The standard DP runs in $O(nW)$ time and uses $O(nW)$ space. When $W$ is large (for example, up to millions), that may be impractical. A common optimization uses a 1D array $dp[w]$ and iterates $w$ downward to preserve correctness for 0/1 selection. This reduces space to $O(W)$ while keeping time $O(nW)$.

This illustrates an important practical lesson: DP complexity often depends on numeric parameters like capacity, not just input length. In such cases, the algorithm is sometimes called “pseudo-polynomial.”

Classic example: longest common subsequence (LCS)

Given two strings $A$ and $B$, the LCS problem asks for the longest sequence of characters that appears in both strings in order (not necessarily contiguously). LCS is widely used as a building block in diff tools and sequence comparison.

State and recurrence

Let:

• $dp[i][j]$ = length of LCS of prefixes $A[\mathrm{0..}i-1]$ and $B[\mathrm{0..}j-1]$.

Recurrence:

• If $A[i-1]=B[j-1]$, then the character can extend a common subsequence:

$$dp[i][j]=dp[i-1][j-1]+1$$

• Otherwise, the best LCS comes from dropping one character from either prefix:

$$dp[i][j]=\max (dp[i-1][j],dp[i][j-1])$$

The final length is $dp[|A|][|B|]$.

Reconstructing the subsequence

DP tables can store more than lengths. If you need the actual subsequence, you can backtrack from $dp[m][n]$:

• If characters match, include it and move diagonally.
• Otherwise, move to the neighbor (up or left) that preserved the maximum.

This is a recurring DP theme: the table provides both the optimal value and a trail of decisions, enabling reconstruction of an optimal solution.

How to recognize and design DP solutions

Dynamic programming problems vary, but several patterns recur.

Choose a state that captures “what’s left”

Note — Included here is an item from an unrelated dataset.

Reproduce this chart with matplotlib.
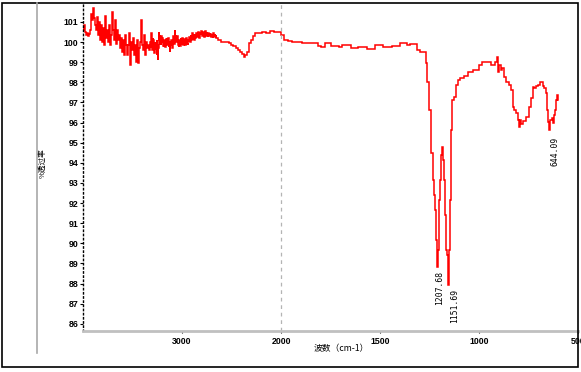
import numpy as np
import matplotlib
matplotlib.use("Agg")
import matplotlib.pyplot as plt
from matplotlib.patches import Rectangle
from matplotlib.lines import Line2D

# ---------------- data ----------------
# very noisy high-wavenumber part (cm-1)
wn_noisy_a = [4000, 3990, 3980, 3970, 3960, 3950, 3940, 3930, 3920, 3910,
              3900, 3890, 3880, 3870, 3860, 3850, 3840, 3830, 3820, 3810,
              3800, 3790, 3780, 3770, 3760, 3750, 3740, 3730, 3720, 3710,
              3700, 3690, 3680, 3670, 3660, 3650, 3640, 3630, 3620, 3610,
              3600, 3590, 3580, 3570, 3560, 3550, 3540, 3530, 3520, 3510,
              3500, 3490, 3480, 3470, 3460, 3450, 3440, 3430, 3420, 3410,
              3400, 3390, 3380, 3370, 3360, 3350, 3340]
t_noisy_a = [100.70, 100.60, 100.84, 100.50, 100.35, 100.45, 100.30, 100.40, 100.60, 101.39,
             101.09, 101.69, 101.19, 100.84, 100.60, 101.24, 100.35, 100.99, 100.10, 100.84,
             100.00, 100.70, 99.85, 101.29, 100.20, 100.60, 100.00, 100.84, 99.85, 100.35,
             101.49, 100.60, 100.10, 101.09, 99.90, 100.60, 100.10, 100.35, 99.70, 100.20,
             99.50, 100.10, 99.35, 100.35, 99.85, 99.35, 99.85, 100.45, 98.86, 100.00,
             99.60, 100.20, 99.35, 99.85, 99.01, 100.10, 98.96, 99.70, 100.00, 101.09,
             99.85, 99.60, 100.35, 99.35, 100.00, 99.70, 99.85]

# moderately noisy part (cm-1)
wn_noisy_b = [3330, 3325, 3320, 3315, 3310, 3305, 3300, 3295, 3290, 3285,
              3280, 3275, 3270, 3265, 3260, 3255, 3250, 3245, 3240, 3235,
              3230, 3225, 3220, 3215, 3210, 3205, 3200, 3195, 3190, 3185,
              3180, 3175, 3170, 3165, 3160, 3155, 3150, 3145, 3140, 3135,
              3130, 3125, 3120, 3115, 3110, 3105, 3100, 3095, 3090, 3085,
              3080, 3075, 3070, 3065, 3060, 3055, 3050, 3045, 3040, 3035,
              3030, 3025, 3020, 3015, 3010, 3005, 3000, 2995, 2990, 2985,
              2980, 2975, 2970, 2965, 2960, 2955, 2950, 2945, 2940, 2935,
              2930, 2925, 2920, 2915, 2910, 2905, 2900, 2895, 2890, 2885,
              2880, 2875, 2870, 2865, 2860, 2855, 2850, 2845, 2840, 2835,
              2830, 2825, 2820, 2815, 2810, 2805, 2800, 2795, 2790, 2785,
              2780, 2775, 2770, 2765, 2760, 2755, 2750, 2745, 2740, 2735,
              2730, 2725, 2720, 2715, 2710, 2705, 2700, 2695, 2690, 2685,
              2680, 2675, 2670, 2665, 2660, 2655, 2650]
t_noisy_b = [99.60, 100.00, 100.00, 99.70, 100.45, 99.85, 99.60, 100.20, 100.10, 99.50,
             99.45, 100.00, 99.85, 99.60, 99.70, 100.10, 99.35, 99.85, 99.11, 99.70,
             100.50, 100.10, 100.35, 99.90, 99.85, 100.30, 99.95, 100.20, 100.20, 99.80,
             99.75, 100.10, 100.10, 99.75, 99.85, 100.15, 100.20, 99.85, 99.90, 100.20,
             99.75, 100.00, 99.50, 99.90, 99.80, 100.10, 100.10, 99.70, 99.90, 100.30,
             100.20, 99.90, 100.60, 100.10, 100.35, 100.00, 100.00, 100.30, 100.20, 99.85,
             99.75, 100.10, 100.10, 99.80, 100.20, 99.90, 99.90, 100.20, 100.10, 99.85,
             99.85, 100.15, 100.05, 99.85, 99.95, 100.20, 100.10, 99.90, 99.85, 100.10,
             100.00, 100.25, 100.20, 100.00, 100.35, 100.10, 100.25, 100.45, 100.10, 100.35,
             100.30, 100.10, 100.40, 100.20, 100.25, 100.45, 100.45, 100.25, 100.30, 100.50,
             100.40, 100.20, 100.25, 100.45, 100.35, 100.55, 100.50, 100.30, 100.35, 100.50,
             100.45, 100.25, 100.40, 100.55, 100.50, 100.30, 100.35, 100.50, 100.40, 100.25,
             100.45, 100.30, 100.30, 100.45, 100.40, 100.25, 100.25, 100.40, 100.35, 100.20,
             100.45, 100.30, 100.30, 100.40, 100.25, 100.35, 100.20]

# smoother part (cm-1)
wn_main = [2616, 2596, 2566, 2535, 2515, 2495, 2465, 2444, 2424, 2404,
           2384, 2364, 2354, 2333, 2313, 2293, 2273, 2253, 2212, 2172,
           2131, 2091, 2051, 2010, 1990, 1975, 1955, 1929, 1904, 1879,
           1854, 1828, 1803, 1788, 1768, 1753, 1737, 1717, 1702, 1677,
           1652, 1636, 1621, 1601, 1576, 1551, 1535, 1520, 1495, 1475,
           1450, 1424, 1404, 1389, 1369, 1359, 1338, 1318, 1308, 1293,
           1273, 1263, 1258, 1248, 1237, 1232, 1227, 1222, 1217, 1212,
           1207.68, 1202, 1197, 1192, 1187, 1182, 1177, 1172, 1167, 1162,
           1157, 1151.69, 1147, 1142, 1137, 1131, 1121, 1111, 1106, 1086,
           1061, 1046, 1010, 995, 970, 945, 929, 914, 909, 904,
           894, 884, 879, 869, 854, 844, 833, 828, 818, 808,
           803, 793, 788, 783, 768, 753, 743, 732, 727, 717,
           707, 692, 687, 677, 672, 667, 657, 652, 647, 644.09,
           636, 631, 626, 621, 616, 611, 606, 601]
t_main = [100.10, 100.00, 100.00, 100.00, 99.95, 99.85, 99.80, 99.70, 99.60, 99.50,
          99.40, 99.25, 99.35, 99.50, 99.95, 100.10, 100.30, 100.45, 100.45, 100.50,
          100.45, 100.55, 100.50, 100.50, 100.35, 100.10, 100.05, 100.00, 100.00, 99.93,
          99.93, 99.95, 99.80, 99.75, 99.95, 99.95, 99.80, 99.80, 99.75, 99.83,
          99.85, 99.70, 99.70, 99.75, 99.75, 99.65, 99.65, 99.83, 99.85, 99.75,
          99.75, 99.78, 99.78, 99.97, 99.97, 99.85, 99.90, 99.90, 99.60, 99.50,
          99.50, 98.96, 98.01, 96.62, 94.49, 93.14, 92.40, 91.65, 90.16, 89.47,
          88.82, 89.67, 92.15, 93.14, 94.39, 94.78, 94.14, 93.14, 91.41, 89.67,
          89.42, 87.93, 89.67, 92.15, 95.63, 97.12, 97.27, 97.86, 98.11, 98.21,
          98.31, 98.51, 98.61, 98.86, 99.01, 99.01, 98.86, 99.01, 99.25, 98.51,
          98.86, 98.61, 98.71, 98.26, 98.01, 97.86, 97.62, 96.77, 96.62, 96.47,
          96.13, 95.78, 96.13, 95.93, 96.08, 96.27, 96.77, 97.22, 97.76, 97.71,
          97.81, 97.86, 98.01, 98.01, 97.81, 97.71, 97.47, 96.62, 96.03, 95.63,
          96.13, 96.22, 95.98, 96.37, 96.62, 97.12, 97.37, 97.12]

peak_wn = [1207.68, 1151.69, 644.09]
peak_t = [88.82, 87.93, 95.63]
peak_labels = ["1207.68", "1151.69", "644.09"]

x_ticks = [3000, 2000, 1500, 1000, 500]
y_ticks = list(range(86, 102))

wavenumber = wn_noisy_a + wn_noisy_b + wn_main
transmittance = t_noisy_a + t_noisy_b + t_main

# ---------------- figure ----------------
W, H = 581, 372
fig = plt.figure(figsize=(W / 100, H / 100), dpi=100)

def px_x(p):
    return p / W

def px_y(p):
    return 1 - p / H

ax = fig.add_axes([px_x(83), px_y(331), px_x(578) - px_x(83), px_y(3) - px_y(331)])


def fwd(w):
    w = np.asarray(w, dtype=float)
    return np.where(w > 2000, 2000 + (w - 2000) / 2.0, w)


def inv(u):
    u = np.asarray(u, dtype=float)
    return np.where(u > 2000, 2000 + (u - 2000) * 2.0, u)


ax.set_xscale('function', functions=(fwd, inv))
ax.set_xlim(4000, 500)
ax.set_ylim(85.64, 101.94)

ax.plot(wavenumber, transmittance, color='#ff0000', lw=1.1,
        drawstyle='steps-mid', solid_joinstyle='miter')

# dashed separator at 2000
ax.axvline(2000, color='#b4b4b4', lw=0.9, ls=(0, (3, 3)))

# spines
for s in ['top', 'right']:
    ax.spines[s].set_visible(False)
ax.spines['left'].set_linestyle((0, (1, 2)))
ax.spines['left'].set_linewidth(1.0)
ax.spines['left'].set_color('black')
ax.spines['bottom'].set_color('#c0c0c0')
ax.spines['bottom'].set_linewidth(2.0)

ax.set_xticks(x_ticks)
ax.set_xticklabels([str(v) for v in x_ticks])
ax.xaxis.set_minor_locator(matplotlib.ticker.NullLocator())
ax.set_yticks(y_ticks)
ax.set_yticklabels([str(v) for v in y_ticks])
ax.tick_params(axis='y', direction='out', length=2.2, width=0.8, pad=1.2,
               labelsize=6.3, colors='black')
ax.tick_params(axis='x', direction='out', length=1.5, width=0.8, pad=2.5,
               labelsize=6.3, colors='black')
for lab in ax.get_xticklabels() + ax.get_yticklabels():
    lab.set_family('Liberation Sans')
    lab.set_fontweight('bold')

# peak labels
offsets = [(1.2, -2.5), (4.0, -2.5), (4.0, -5.0)]
for w, t, lab, off in zip(peak_wn, peak_t, peak_labels, offsets):
    ax.annotate(lab, xy=(w, t), xytext=off, textcoords='offset points',
                rotation=90, ha='center', va='top', fontsize=5.8,
                family='DejaVu Sans Mono', color='black')

# axis labels as figure text
fig.text(px_x(341), px_y(349), "波数（cm-1）", ha='center', va='center',
         fontsize=6.3, family=['Noto Sans CJK SC', 'DejaVu Sans'])
fig.text(px_x(43), px_y(163), "%透过率", ha='center', va='center', rotation=90,
         fontsize=5.5, family=['Noto Sans CJK SC', 'DejaVu Sans'])

# gray vertical line at left
fig.add_artist(Line2D([px_x(37), px_x(37)], [px_y(3), px_y(353)],
                      color='#a8a8a8', lw=1.2, transform=fig.transFigure))
# outer black border
fig.add_artist(Rectangle((px_x(2), px_y(367)), px_x(578) - px_x(2), px_y(3) - px_y(367),
                         fill=False, edgecolor='black', lw=1.2,
                         transform=fig.transFigure))

fig.savefig('out.png', dpi=100)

The state should summarize everything needed for optimal decisions. For knapsack, it is “how many items considered” and “remaining capacity.” For LCS, it is “how far into each string.” In scheduling problems, it might be “time index” and “last chosen job.” The state is a compact memory of the past that makes the future independent.

Ensure subproblems get smaller

A valid recurrence must move toward base cases. This is not just for termination; it determines the order needed for tabulation. If dependencies form cycles, you may need a different formulation.

Pay attention to memory

DP tables can grow quickly. Common tactics include:

• Rolling arrays (keeping only the previous row/column when the recurrence allows it).
• Sparse memoization with maps when only a small subset of states is reached.
• Storing only what you need for the final value, unless reconstruction is required.

Common pitfalls

• Incorrect state: forgetting a constraint that affects future choices leads to wrong answers.
• Double counting in counting DPs: ensure each state represents a unique subproblem.
• Wrong iteration order: especially in 1D optimizations like knapsack, iterating the capacity in the wrong direction changes the meaning (0/1 vs unbounded).
• Assuming DP always means polynomial: complexity depends on the size of the state space, which can be exponential if the state is not carefully designed.

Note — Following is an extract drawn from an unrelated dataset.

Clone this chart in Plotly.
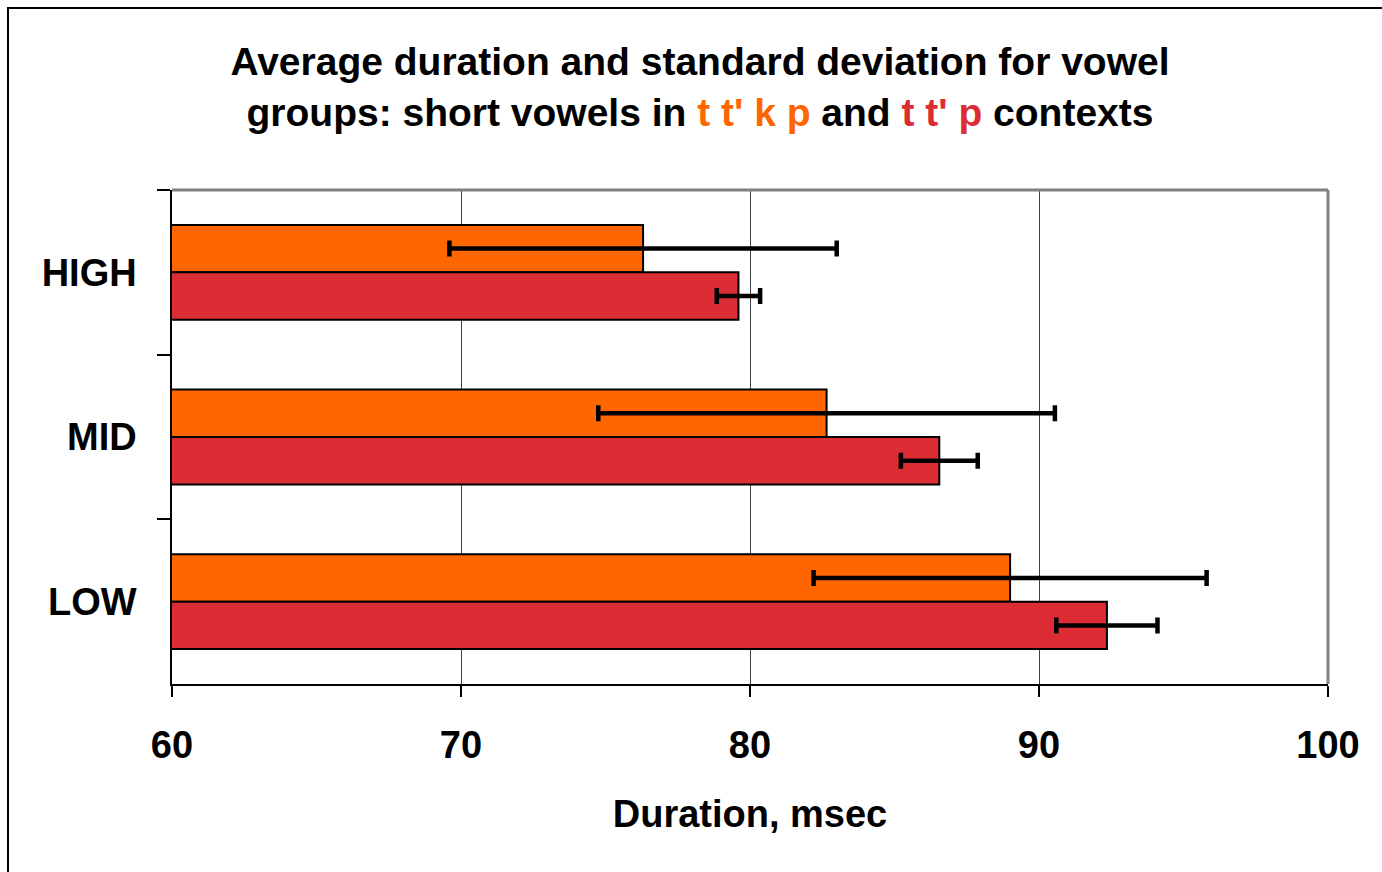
import plotly.graph_objects as go

categories = ["HIGH", "MID", "LOW"]
tkp_mean = [76.3, 82.65, 89.0]
tkp_sd = [6.7, 7.9, 6.8]
ttp_mean = [79.6, 86.55, 92.35]
ttp_sd = [0.75, 1.33, 1.75]

x_ticks = [60, 70, 80, 90, 100]

ORANGE = "#FF6600"
RED = "#DD2D34"
FONT = "Liberation Sans, Arial, sans-serif"

fig = go.Figure()
fig.add_trace(go.Bar(
    y=categories, x=tkp_mean, orientation="h", name="t t' k p",
    marker=dict(color=ORANGE, line=dict(color="black", width=2)),
    error_x=dict(type="data", array=tkp_sd, visible=True, color="black", thickness=4.5, width=8),
))
fig.add_trace(go.Bar(
    y=categories, x=ttp_mean, orientation="h", name="t t' p",
    marker=dict(color=RED, line=dict(color="black", width=2)),
    error_x=dict(type="data", array=ttp_sd, visible=True, color="black", thickness=4.5, width=8),
))

title_text = ("Average duration and standard deviation for vowel<br>"
              "groups: short vowels in <span style='color:%s'>t t' k p</span> and "
              "<span style='color:%s'>t t' p</span> contexts") % (ORANGE, RED)

fig.update_layout(
    width=1382, height=872,
    margin=dict(l=172, r=54, t=190, b=188, autoexpand=False),
    paper_bgcolor="white", plot_bgcolor="white",
    showlegend=False,
    barmode="group", bargap=0.424, bargroupgap=0,
    font=dict(family=FONT, color="black"),
    title=dict(text=title_text, x=700/1382, xref="container", xanchor="center",
               y=1 - 75/872, yref="container", yanchor="middle",
               font=dict(family=FONT, size=39, weight="bold", color="black")),
)

fig.update_xaxes(
    range=[60, 100], tickvals=x_ticks, ticktext=[str(v) for v in x_ticks],
    showgrid=True, gridcolor="#404040", gridwidth=1,
    showline=True, linecolor="black", linewidth=1.5,
    ticks="outside", ticklen=11, tickcolor="black", tickwidth=1.5,
    tickfont=dict(family=FONT, size=38, weight="bold"),
    ticklabelstandoff=16,
    title=dict(text="Duration, msec", font=dict(family=FONT, size=38, weight="bold"), standoff=35),
    zeroline=False,
)
fig.update_yaxes(
    type="category", categoryorder="array", categoryarray=categories, autorange="reversed",
    showline=True, linecolor="black", linewidth=1.5,
    ticks="outside", ticklen=13, tickcolor="black", tickwidth=1.5, tickson="boundaries",
    tickfont=dict(family=FONT, size=38, weight="bold"),
    ticklabelstandoff=26,
    showgrid=False,
)

# gray top/right plot borders
fig.add_shape(type="line", xref="paper", yref="paper", x0=0, x1=1, y0=1, y1=1,
              line=dict(color="#808080", width=3))
fig.add_shape(type="line", xref="paper", yref="paper", x0=1, x1=1, y0=0, y1=1,
              line=dict(color="#808080", width=3))
# outer chart frame (extends beyond the page on the right/bottom)
fig.add_shape(type="rect", xref="paper", yref="paper",
              x0=(8 - 172) / 1156, x1=(1420 - 172) / 1156,
              y0=(684 - 920) / 494, y1=(684 - 8) / 494,
              line=dict(color="black", width=2), fillcolor="rgba(0,0,0,0)", layer="below")

fig.write_html("out.html")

Why dynamic programming matters

Dynamic programming is not a single algorithm but a method for turning recursive structure into efficient computation. It is a practical bridge between mathematical recurrence relations and working software: you define subproblems, reuse their solutions, and systematically reach an optimal result. Mastering optimal substructure, overlapping subproblems, memoization, and tabulation gives you a toolkit that applies across classic interview problems and real-world optimization tasks alike.